Among the many vendors producing, selling, and/or distributing licensed kits:

  • Diamond Art Club, which touts its licensing deals with independent artists and other properties. It introduced a collection with Cheryl Burke, a dancer and TV host best known for her work on Dancing with the Stars and a diamond painting aficionado, last year. It also offers the works of artists, including what it bills as the largest collection of diamond art available from illustrator Abraham Hunter, a collection with YouTuber and artist Baylee Rae, and a range with Chuck Pinson. The company experienced triple-digit year-on-year growth in 2020, when it entered the wholesale channel. It expects to announce licensing deals with several studios in 2021.
  • Diamond Dotz, which prominently highlighted its new license with Disney at Toy Fair 2020 and also has collections with Peanuts and Ohio State. It oversees a Diamond Dotz at Home brand, a home party and community platform, and supplies Diamond Dotz beads and accessories to other craft marketers, both for licensed and unlicensed kits. This helps its partners get into the diamond-art game and has established Diamond Dotz as a leading brand, both online and in retail locations. Both Camelot Dotz, a brand of the fabric licensee Camelot, and diamond art kits from Leisure Arts, a publisher of needle arts books and patterns, are “powered by Diamond Dotz,” with licensed examples offered by the two ranging from Warner Bros. and Norman Rockwell to the NFL and NHL.
  • Dreamer Designs, which sells kits featuring images from a roster of 21 artists. These include Sagittarius Gallery, which creates pop culture paintings in the style of Van Gogh, including a Grumpy Cat image; Barbara Felisky, who specializes in scenes of yards and porches; and Michael Humphries, whose work includes several images of lighthouses. Some of the artists sell just one or a few images through Dreamer, while others have collections of nearly a dozen works.
  • Treasure Studios Art, which features the work of more than a dozen artists, ranging from Debra Dickson to Lizzy Falcon to Howard Robinson. The latter is a painter of animals with a well-established licensing program, including for his Selfies brand, some examples of which are included among his Treasure Studios’ portfolio.
  • Paint with Diamonds, the company that holds claim to bringing the craft to North America and offers more than 3,000 officially licensed kits. It highlights collections with artists Jim Warren, Dean Russo, Paul Walsh, Ricardo Chavez-Mendez, Shannon Roberts, and Shiloh Sophia McCloud. In addition, it offers a range of artistic renditions of musicians and other celebrities, incorporating images of Elvis, The Beatles, Marilyn Monroe, David Bowie, Michael Jackson, and others, including several by Warren.
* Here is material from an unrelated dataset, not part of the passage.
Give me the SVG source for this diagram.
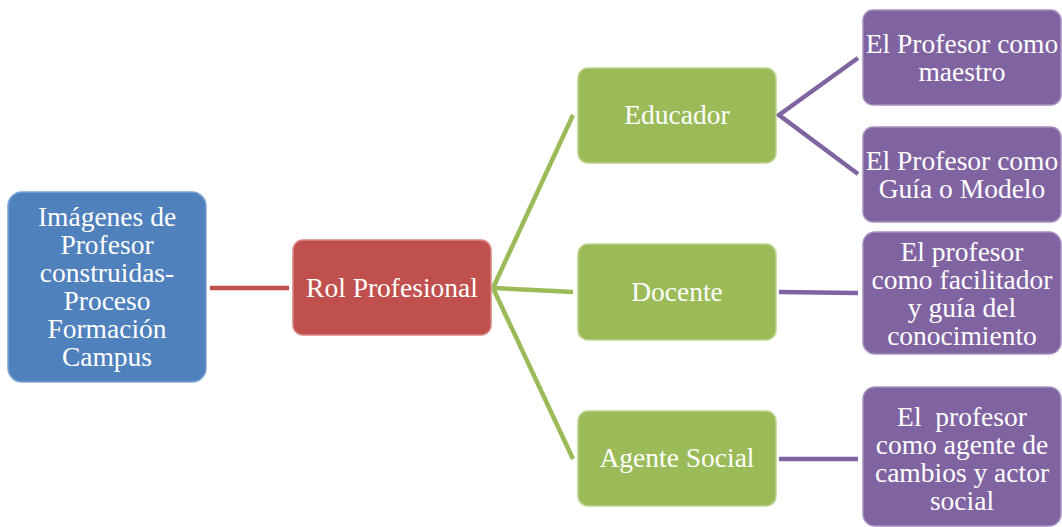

  • Craftibly, a bricks-and-mortar store in Fort Worth, Texas, that specializes only in diamond art and also has an online presence. It offers works from a variety of artists. The most recent additions, announced in March, include Jody Bergsma with six images, Mark Daehlin with seven, Dennis Lewan with six, and David Rottinghouse with four.
  • Craft Buddy, a U.K. company that markets its diamond painting kits under the Crystal Art brand. It signed a license with Disney in November 2020, and also offers a collection of Crystal Art kits under the Thomas Kinkade license.
  • Diamond Painting Kits, which is based in the Netherlands and offers kits under the Diamond Art Home brand in the U.S. and U.K. It sells a line of Disney kits in mosaic and stained-glass styles, as well as simple designs of younger versions of characters such as Pooh and others.
  • Diamond Paintings U.K., which is based in the Philippines and ships to the U.K. and Europe. It offers kits tied to 14 English football clubs, as well as character-related products for a range of Disney properties, Barbie, Peanuts, Marvel and DC Comics, The Gruffalo, SpongeBob, and Spyro the Dragon.

This is a craft that has taken off globally, and other vendors and retailers across the world also manufacture and/or sell licensed kits. In addition to a strong ecommerce presence, both through these specialists and generalist players such as Amazon, diamond art kits are sold through craft chains such as Joann, Michael’s, Hobby Lobby, and their international equivalents, as well as at mass merchants including Walmart and Target.